# Task prompt
In the lines below, output everything from the first line through the line containing "import * as" exactly as it is. Pictures are not part of the output.

# Supplied data
▼▼▼

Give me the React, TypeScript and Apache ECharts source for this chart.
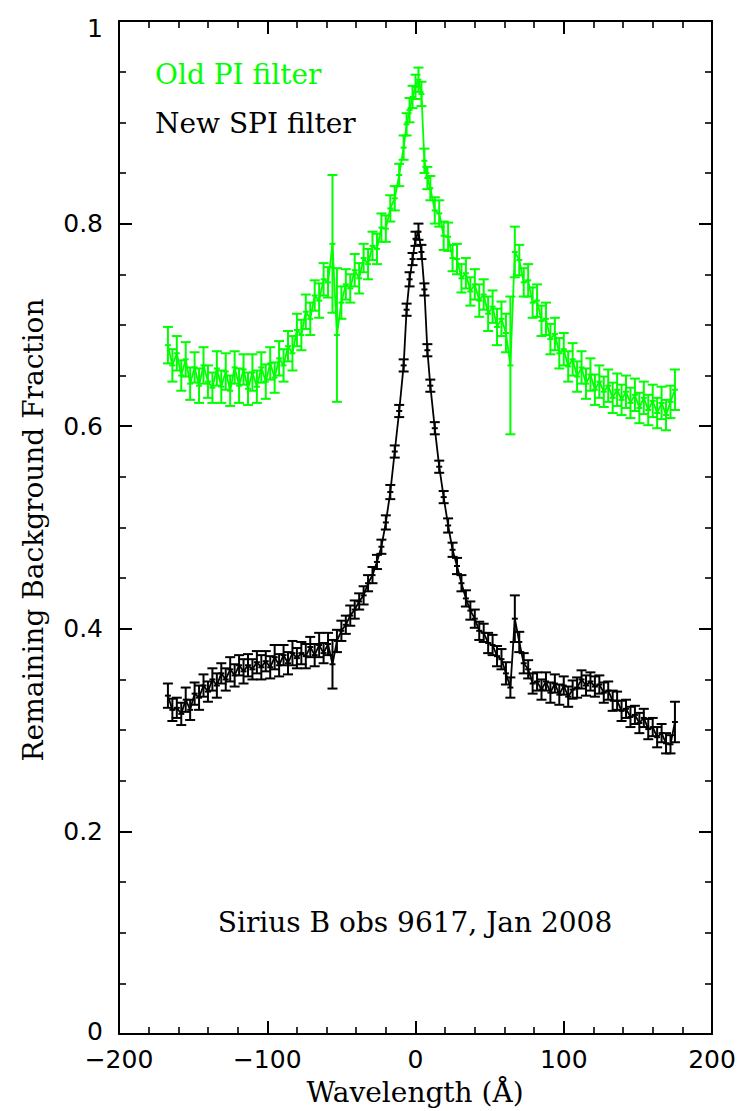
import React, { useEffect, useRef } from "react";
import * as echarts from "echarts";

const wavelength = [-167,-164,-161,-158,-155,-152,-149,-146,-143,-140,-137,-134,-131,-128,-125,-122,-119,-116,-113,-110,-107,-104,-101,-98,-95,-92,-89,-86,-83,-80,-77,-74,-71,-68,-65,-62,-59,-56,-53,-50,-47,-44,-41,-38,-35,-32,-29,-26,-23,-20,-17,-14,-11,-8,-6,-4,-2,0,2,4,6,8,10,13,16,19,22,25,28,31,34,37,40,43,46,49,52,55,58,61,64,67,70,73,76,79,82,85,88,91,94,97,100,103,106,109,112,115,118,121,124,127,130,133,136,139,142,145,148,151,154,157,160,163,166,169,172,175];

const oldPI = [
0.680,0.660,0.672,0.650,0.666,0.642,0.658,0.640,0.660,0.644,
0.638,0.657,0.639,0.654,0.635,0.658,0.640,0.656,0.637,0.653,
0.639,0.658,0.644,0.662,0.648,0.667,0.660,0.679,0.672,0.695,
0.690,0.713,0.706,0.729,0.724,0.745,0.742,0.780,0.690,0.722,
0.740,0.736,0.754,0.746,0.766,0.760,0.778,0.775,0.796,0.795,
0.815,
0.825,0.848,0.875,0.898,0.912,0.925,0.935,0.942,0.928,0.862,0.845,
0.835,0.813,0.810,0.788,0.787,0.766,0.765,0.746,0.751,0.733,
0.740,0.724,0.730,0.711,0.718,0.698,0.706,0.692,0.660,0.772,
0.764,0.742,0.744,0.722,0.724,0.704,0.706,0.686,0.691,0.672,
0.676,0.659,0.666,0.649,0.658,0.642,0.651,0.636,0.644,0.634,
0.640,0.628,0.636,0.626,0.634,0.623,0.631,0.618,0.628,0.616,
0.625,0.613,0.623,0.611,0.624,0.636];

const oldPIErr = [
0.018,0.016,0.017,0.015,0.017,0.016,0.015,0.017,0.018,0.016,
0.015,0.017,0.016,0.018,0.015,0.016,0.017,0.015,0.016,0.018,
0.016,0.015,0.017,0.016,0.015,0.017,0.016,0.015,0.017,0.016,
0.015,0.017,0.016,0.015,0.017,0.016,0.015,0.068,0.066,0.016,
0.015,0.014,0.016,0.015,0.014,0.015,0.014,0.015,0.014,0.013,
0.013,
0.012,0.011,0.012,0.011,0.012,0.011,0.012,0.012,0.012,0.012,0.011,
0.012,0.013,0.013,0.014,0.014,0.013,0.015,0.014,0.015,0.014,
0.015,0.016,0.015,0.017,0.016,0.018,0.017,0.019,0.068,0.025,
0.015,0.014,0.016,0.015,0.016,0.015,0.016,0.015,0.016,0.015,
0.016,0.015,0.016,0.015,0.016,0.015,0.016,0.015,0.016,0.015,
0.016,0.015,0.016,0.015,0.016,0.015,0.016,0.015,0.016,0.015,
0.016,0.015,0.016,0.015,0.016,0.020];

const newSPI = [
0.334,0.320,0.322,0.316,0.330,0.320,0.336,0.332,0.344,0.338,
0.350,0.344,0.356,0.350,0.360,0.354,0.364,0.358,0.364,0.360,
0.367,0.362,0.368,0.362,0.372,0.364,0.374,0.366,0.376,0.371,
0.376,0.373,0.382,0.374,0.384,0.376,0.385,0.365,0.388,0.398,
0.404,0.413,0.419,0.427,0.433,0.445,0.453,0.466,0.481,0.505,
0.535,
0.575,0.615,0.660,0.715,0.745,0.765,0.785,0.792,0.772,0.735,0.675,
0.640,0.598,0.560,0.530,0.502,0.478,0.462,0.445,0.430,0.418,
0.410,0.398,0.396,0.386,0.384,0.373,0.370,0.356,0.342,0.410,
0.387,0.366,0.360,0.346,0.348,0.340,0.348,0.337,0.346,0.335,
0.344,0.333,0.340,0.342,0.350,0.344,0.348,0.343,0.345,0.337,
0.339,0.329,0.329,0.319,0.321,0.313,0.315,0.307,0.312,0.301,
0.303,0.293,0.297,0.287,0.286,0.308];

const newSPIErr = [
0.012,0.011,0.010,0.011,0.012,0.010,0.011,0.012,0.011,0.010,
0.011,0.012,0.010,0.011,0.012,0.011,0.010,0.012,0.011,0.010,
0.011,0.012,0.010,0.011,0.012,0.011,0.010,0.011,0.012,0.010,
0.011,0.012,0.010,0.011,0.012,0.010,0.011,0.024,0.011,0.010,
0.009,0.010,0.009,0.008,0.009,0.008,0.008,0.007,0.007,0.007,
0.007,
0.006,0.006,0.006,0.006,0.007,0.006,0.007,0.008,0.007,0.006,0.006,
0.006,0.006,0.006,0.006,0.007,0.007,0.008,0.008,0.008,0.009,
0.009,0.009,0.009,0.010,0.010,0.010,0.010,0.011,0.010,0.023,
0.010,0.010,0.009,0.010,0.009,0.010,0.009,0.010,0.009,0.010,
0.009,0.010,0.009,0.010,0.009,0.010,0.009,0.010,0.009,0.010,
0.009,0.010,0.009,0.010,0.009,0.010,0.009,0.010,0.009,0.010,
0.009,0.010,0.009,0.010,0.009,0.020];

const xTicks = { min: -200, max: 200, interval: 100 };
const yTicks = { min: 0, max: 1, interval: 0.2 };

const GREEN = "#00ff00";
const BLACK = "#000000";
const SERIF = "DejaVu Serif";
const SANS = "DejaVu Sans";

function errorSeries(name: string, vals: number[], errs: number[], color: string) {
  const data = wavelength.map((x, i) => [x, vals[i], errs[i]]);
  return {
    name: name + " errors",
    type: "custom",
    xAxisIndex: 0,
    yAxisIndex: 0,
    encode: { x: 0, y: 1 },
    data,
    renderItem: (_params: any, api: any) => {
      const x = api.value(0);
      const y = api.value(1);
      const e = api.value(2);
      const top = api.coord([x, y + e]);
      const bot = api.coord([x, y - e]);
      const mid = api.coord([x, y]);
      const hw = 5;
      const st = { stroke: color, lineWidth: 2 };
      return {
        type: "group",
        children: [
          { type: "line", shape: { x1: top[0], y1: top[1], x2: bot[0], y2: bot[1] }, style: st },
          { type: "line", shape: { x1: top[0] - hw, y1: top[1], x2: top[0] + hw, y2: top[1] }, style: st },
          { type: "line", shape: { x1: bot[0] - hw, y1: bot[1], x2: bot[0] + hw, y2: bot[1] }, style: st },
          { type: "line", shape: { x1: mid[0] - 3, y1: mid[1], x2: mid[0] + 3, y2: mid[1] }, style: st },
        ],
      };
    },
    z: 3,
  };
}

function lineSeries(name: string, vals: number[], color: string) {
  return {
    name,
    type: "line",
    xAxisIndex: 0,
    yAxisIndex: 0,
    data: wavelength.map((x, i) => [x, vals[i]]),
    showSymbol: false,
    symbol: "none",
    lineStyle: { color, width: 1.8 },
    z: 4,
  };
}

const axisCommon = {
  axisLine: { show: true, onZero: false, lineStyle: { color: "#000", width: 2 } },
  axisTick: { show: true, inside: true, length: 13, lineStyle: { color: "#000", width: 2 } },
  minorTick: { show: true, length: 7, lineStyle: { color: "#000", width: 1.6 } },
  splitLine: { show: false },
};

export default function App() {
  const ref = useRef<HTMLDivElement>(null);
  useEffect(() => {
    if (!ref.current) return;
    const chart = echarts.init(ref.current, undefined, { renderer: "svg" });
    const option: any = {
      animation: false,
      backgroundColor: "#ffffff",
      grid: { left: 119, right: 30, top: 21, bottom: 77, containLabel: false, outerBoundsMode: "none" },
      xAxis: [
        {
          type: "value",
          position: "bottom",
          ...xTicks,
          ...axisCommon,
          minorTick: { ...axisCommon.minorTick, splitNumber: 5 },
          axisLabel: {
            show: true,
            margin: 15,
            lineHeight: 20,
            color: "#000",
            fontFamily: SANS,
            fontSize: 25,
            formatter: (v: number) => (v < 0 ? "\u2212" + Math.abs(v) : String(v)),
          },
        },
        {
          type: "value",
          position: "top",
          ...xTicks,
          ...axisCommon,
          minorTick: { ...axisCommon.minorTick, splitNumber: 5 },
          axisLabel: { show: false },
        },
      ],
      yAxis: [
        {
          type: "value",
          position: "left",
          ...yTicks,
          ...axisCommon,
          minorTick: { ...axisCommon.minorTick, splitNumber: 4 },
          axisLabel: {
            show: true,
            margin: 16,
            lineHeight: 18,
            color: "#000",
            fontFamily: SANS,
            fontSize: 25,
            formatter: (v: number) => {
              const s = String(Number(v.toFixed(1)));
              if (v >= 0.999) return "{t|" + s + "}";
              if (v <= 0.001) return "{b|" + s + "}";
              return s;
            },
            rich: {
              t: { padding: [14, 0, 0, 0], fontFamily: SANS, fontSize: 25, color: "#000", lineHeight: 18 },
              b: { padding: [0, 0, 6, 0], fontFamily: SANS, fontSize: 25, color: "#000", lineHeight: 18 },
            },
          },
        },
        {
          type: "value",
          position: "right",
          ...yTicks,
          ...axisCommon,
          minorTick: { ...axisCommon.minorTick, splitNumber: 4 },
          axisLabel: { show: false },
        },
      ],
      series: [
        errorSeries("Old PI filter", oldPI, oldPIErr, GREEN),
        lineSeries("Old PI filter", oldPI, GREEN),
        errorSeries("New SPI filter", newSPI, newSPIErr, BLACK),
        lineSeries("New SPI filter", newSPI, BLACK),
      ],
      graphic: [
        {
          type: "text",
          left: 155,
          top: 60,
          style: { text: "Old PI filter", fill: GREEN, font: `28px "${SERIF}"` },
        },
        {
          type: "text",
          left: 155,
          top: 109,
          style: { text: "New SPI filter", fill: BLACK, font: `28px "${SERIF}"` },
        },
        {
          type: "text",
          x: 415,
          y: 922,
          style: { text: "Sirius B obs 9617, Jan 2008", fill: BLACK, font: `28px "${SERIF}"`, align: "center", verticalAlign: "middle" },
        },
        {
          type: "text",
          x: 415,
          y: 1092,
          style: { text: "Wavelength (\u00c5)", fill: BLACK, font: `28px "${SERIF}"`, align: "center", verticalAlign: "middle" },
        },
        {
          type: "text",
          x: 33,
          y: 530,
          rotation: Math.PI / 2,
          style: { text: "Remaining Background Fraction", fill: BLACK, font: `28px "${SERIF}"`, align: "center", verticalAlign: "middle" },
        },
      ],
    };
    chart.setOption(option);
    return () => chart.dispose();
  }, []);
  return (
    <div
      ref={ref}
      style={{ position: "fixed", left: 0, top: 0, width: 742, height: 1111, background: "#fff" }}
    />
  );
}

▲▲▲

# Final result
Give me the React, TypeScript and Apache ECharts source for this chart.
import React, { useEffect, useRef } from "react";
import * as echarts from "echarts";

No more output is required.